EXERCISE BRIEF:
From the first line of the listing below to the line with "const currentCount = 7;", print each line exactly, and nothing more. Leave out the pictures.

SUPPLIED INFORMATION:
—————
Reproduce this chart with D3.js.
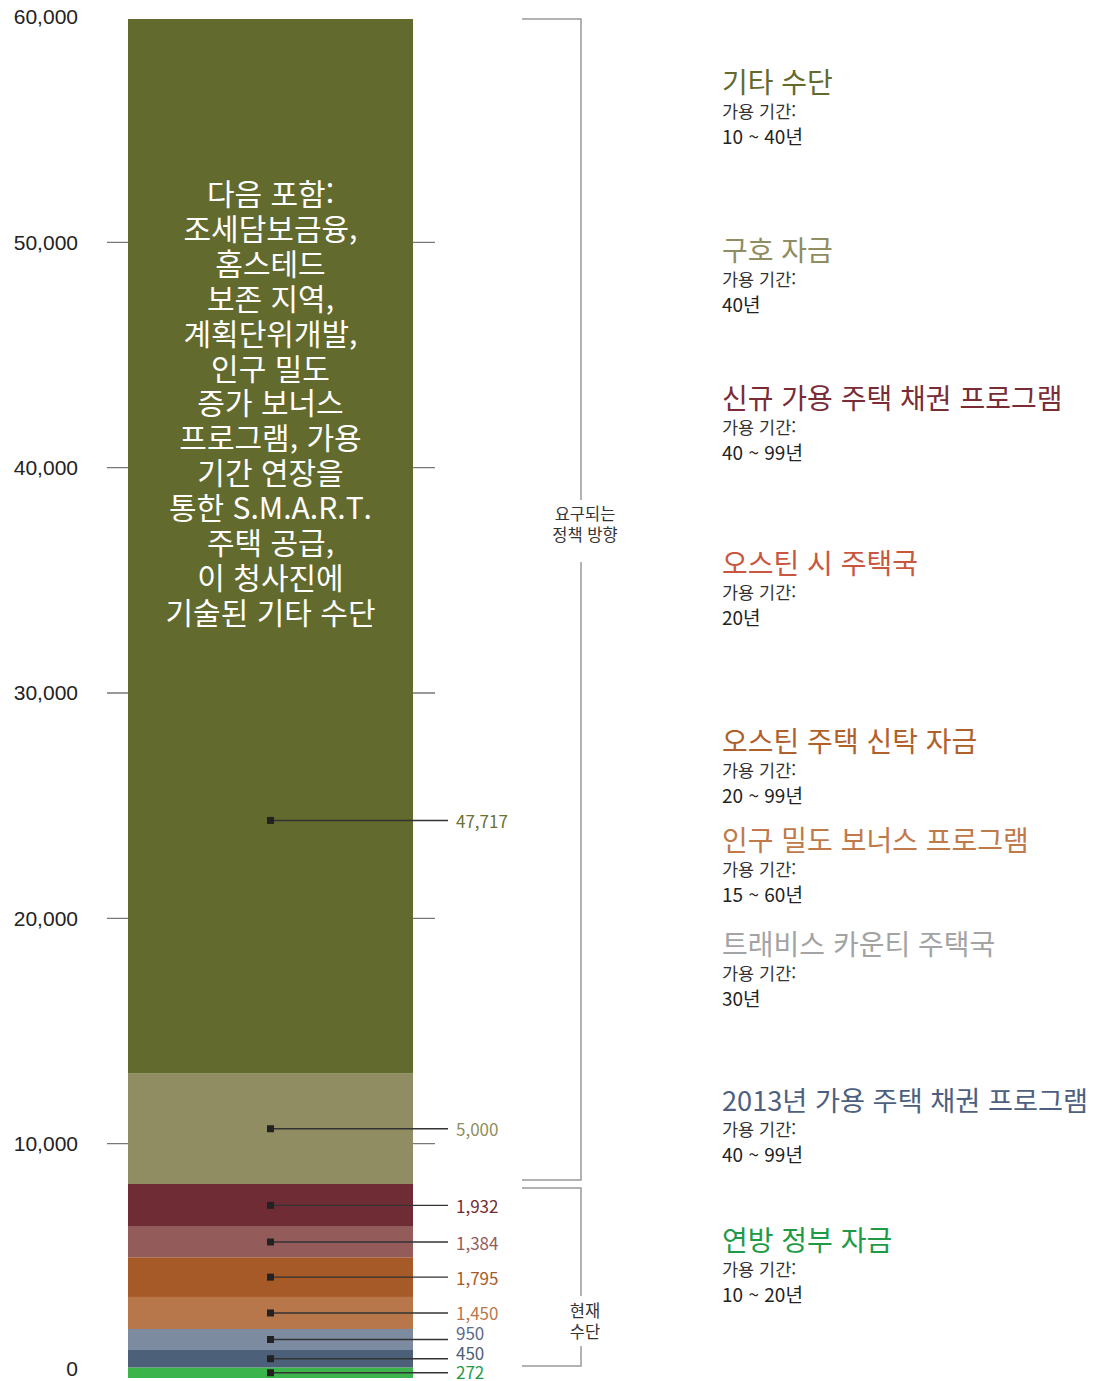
<!DOCTYPE html>
<html lang="ko">
<head>
<meta charset="UTF-8">
<title>주택 공급 수단</title>
<script src="https://d3js.org/d3.v7.min.js"></script>
<style>
    body {
        margin: 0;
        background: #fff;
        font-family: "Noto Sans CJK KR", "Noto Sans", sans-serif;
    }
    .axis text {
        font-size: 21px;
        fill: #222;
    }
    .axis path { display: none; }
</style>
</head>
<body>
<div id="chart"></div>
<script>
    // segments, bottom to top
    const names = ["연방 정부 자금", "2013년 가용 주택 채권 프로그램", "트래비스 카운티 주택국",
        "인구 밀도 보너스 프로그램", "오스틴 주택 신탁 자금", "오스틴 시 주택국",
        "신규 가용 주택 채권 프로그램", "구호 자금", "기타 수단"];
    const values = [272, 450, 950, 1450, 1795, 1384, 1932, 5000, 47717];
    const spans = ["10 ~ 20년", "40 ~ 99년", "30년", "15 ~ 60년", "20 ~ 99년", "20년", "40 ~ 99년", "40년", "10 ~ 40년"];
    const barColors = ["#3bb44a", "#4d6079", "#7d8ba1", "#b8774a", "#a65a27", "#935c5b", "#702c34", "#8f8d61", "#636a2e"];
    const labelColors = ["#1f9b48", "#4d6079", "#5b6b88", "#b8774a", "#a65a27", "#935c5b", "#702c34", "#8f8d61", "#6b7234"];
    const legendColors = ["#1f9b48", "#4d6080", "#a3a3a3", "#c07a4a", "#b0602a", "#c9573f", "#7a2c36", "#8f8d61", "#636a2e"];
    const tickValues = [0, 10000, 20000, 30000, 40000, 50000, 60000];
    const caption = ["다음 포함:", "조세담보금융,", "홈스테드", "보존 지역,", "계획단위개발,", "인구 밀도",
        "증가 보너스", "프로그램, 가용", "기간 연장을", "통한 S.M.A.R.T.", "주택 공급,", "이 청사진에", "기술된 기타 수단"];
    const currentCount = 7; // bottom seven are current tools

    const W = 1096, H = 1381;
    const barX0 = 128, barX1 = 413, barMid = (barX0 + barX1) / 2;

    const svg = d3.select("#chart").append("svg")
        .attr("width", W).attr("height", H);

    // axis scale (ticks) and bar scale
    const y = d3.scaleLinear().domain([0, 60000]).range([1369, 17]);
    const total = d3.sum(values);
    // the two thinnest slivers get a little extra room so they stay visible
    const sliver = values[0] + values[1];
    const yb = d3.scaleLinear().domain([0, sliver, total]).range([1378, 1350, 19]);

    let acc = 0;
    const segs = values.map((v, i) => {
        const s = { i, v, y0: acc, y1: acc + v };
        acc += v;
        return s;
    });

    svg.append("g")
        .attr("class", "axis")
        .attr("transform", "translate(78,0)")
        .call(d3.axisLeft(y).tickValues(tickValues).tickSize(0).tickPadding(0).tickFormat(d3.format(",")));

    // short tick marks either side of the bar
    const inner = tickValues.filter(t => t > 0 && t < 60000);
    svg.append("g").selectAll("line").data(inner).join("line")
        .attr("x1", 107).attr("x2", 435)
        .attr("y1", d => y(d)).attr("y2", d => y(d))
        .attr("stroke", "#777").attr("stroke-width", 1.3);

    svg.append("g").selectAll("rect").data(segs).join("rect")
        .attr("x", barX0).attr("width", barX1 - barX0)
        .attr("y", d => yb(d.y1))
        .attr("height", d => yb(d.y0) - yb(d.y1))
        .attr("fill", d => barColors[d.i]);

    // caption inside the big segment
    const bigSeg = segs[segs.length - 1];
    svg.append("text")
        .attr("text-anchor", "middle")
        .attr("fill", "#fff")
        .attr("font-size", 30)
        .selectAll("tspan").data(caption).join("tspan")
        .attr("x", barMid)
        .attr("y", (d, i) => yb(bigSeg.y1) + 186 + i * 34.9)
        .text(d => d);

    // leader lines and value labels
    const anchorY = d => d.i === segs.length - 1
        ? yb(d.y0 + d.v * 0.24)
        : yb(d.y0 + d.v / 2);
    // nudge labels upward so they keep 20px apart
    const labelY = [];
    segs.forEach((d, k) => {
        let ly = anchorY(d);
        if (k > 0) ly = Math.min(ly, labelY[k - 1] - 20);
        labelY.push(ly);
    });
    const leaders = svg.append("g").selectAll("g").data(segs).join("g");
    leaders.append("line")
        .attr("x1", barMid).attr("x2", 448)
        .attr("y1", anchorY).attr("y2", anchorY)
        .attr("stroke", "#333").attr("stroke-width", 1.4);
    leaders.append("rect")
        .attr("x", barMid - 3.5).attr("y", d => anchorY(d) - 3.5)
        .attr("width", 7).attr("height", 7)
        .attr("fill", "#222");
    leaders.append("text")
        .attr("x", 456).attr("y", d => Math.min(labelY[d.i], H - 10))
        .attr("dominant-baseline", "central")
        .attr("font-size", 17)
        .attr("fill", d => labelColors[d.i])
        .text(d => d3.format(",")(d.v));

    // brackets
    const split = segs[currentCount - 1].y1;
    function bracket(yTop, yBot, gapTop, gapBot, lines, textY) {
        const g = svg.append("g").attr("fill", "none").attr("stroke", "#999").attr("stroke-width", 1.5);
        g.append("path").attr("d", `M522,${yTop}H581V${gapTop}`);
        g.append("path").attr("d", `M581,${gapBot}V${yBot}H522`);
        svg.append("text")
            .attr("text-anchor", "middle")
            .attr("font-size", 16.5)
            .attr("fill", "#333")
            .selectAll("tspan").data(lines).join("tspan")
            .attr("x", 585)
            .attr("y", (d, i) => textY + i * 20.5)
            .attr("dominant-baseline", "central")
            .text(d => d);
    }
    bracket(yb(total), yb(split) - 4, 500, 562, ["요구되는", "정책 방향"], 513);
    bracket(yb(split) + 4, yb(0) - 12, 1296, 1346, ["현재", "수단"], 1310);

    // legend on the right, top to bottom
    const legendX = 722;
    const legendY = [81, 249, 397, 562, 740, 839, 943, 1099, 1239];
    const order = segs.slice().reverse();
    const leg = svg.append("g").selectAll("g").data(order).join("g")
        .attr("transform", (d, k) => `translate(${legendX},${legendY[k]})`);
    leg.append("text")
        .attr("dominant-baseline", "central")
        .attr("font-size", 28)
        .attr("fill", d => legendColors[d.i])
        .text(d => names[d.i])
        .each(function () {
            // shrink a title that would run past the right edge
            const room = W - legendX - 8;
            const len = this.getComputedTextLength();
            if (len > room) d3.select(this).attr("font-size", 28 * room / len);
        });
    leg.append("text")
        .attr("y", 29)
        .attr("dominant-baseline", "central")
        .attr("font-size", 17.5)
        .attr("fill", "#333")
        .text("가용 기간:");
    leg.append("text")
        .attr("y", 54)
        .attr("dominant-baseline", "central")
        .attr("font-size", 19)
        .attr("fill", "#222")
        .text(d => spans[d.i]);
</script>
</body>
</html>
—————
COMPLETE OUTPUT:
Reproduce this chart with D3.js.
<!DOCTYPE html>
<html lang="ko">
<head>
<meta charset="UTF-8">
<title>주택 공급 수단</title>
<script src="https://d3js.org/d3.v7.min.js"></script>
<style>
    body {
        margin: 0;
        background: #fff;
        font-family: "Noto Sans CJK KR", "Noto Sans", sans-serif;
    }
    .axis text {
        font-size: 21px;
        fill: #222;
    }
    .axis path { display: none; }
</style>
</head>
<body>
<div id="chart"></div>
<script>
    // segments, bottom to top
    const names = ["연방 정부 자금", "2013년 가용 주택 채권 프로그램", "트래비스 카운티 주택국",
        "인구 밀도 보너스 프로그램", "오스틴 주택 신탁 자금", "오스틴 시 주택국",
        "신규 가용 주택 채권 프로그램", "구호 자금", "기타 수단"];
    const values = [272, 450, 950, 1450, 1795, 1384, 1932, 5000, 47717];
    const spans = ["10 ~ 20년", "40 ~ 99년", "30년", "15 ~ 60년", "20 ~ 99년", "20년", "40 ~ 99년", "40년", "10 ~ 40년"];
    const barColors = ["#3bb44a", "#4d6079", "#7d8ba1", "#b8774a", "#a65a27", "#935c5b", "#702c34", "#8f8d61", "#636a2e"];
    const labelColors = ["#1f9b48", "#4d6079", "#5b6b88", "#b8774a", "#a65a27", "#935c5b", "#702c34", "#8f8d61", "#6b7234"];
    const legendColors = ["#1f9b48", "#4d6080", "#a3a3a3", "#c07a4a", "#b0602a", "#c9573f", "#7a2c36", "#8f8d61", "#636a2e"];
    const tickValues = [0, 10000, 20000, 30000, 40000, 50000, 60000];
    const caption = ["다음 포함:", "조세담보금융,", "홈스테드", "보존 지역,", "계획단위개발,", "인구 밀도",
        "증가 보너스", "프로그램, 가용", "기간 연장을", "통한 S.M.A.R.T.", "주택 공급,", "이 청사진에", "기술된 기타 수단"];
    const currentCount = 7; // bottom seven are current tools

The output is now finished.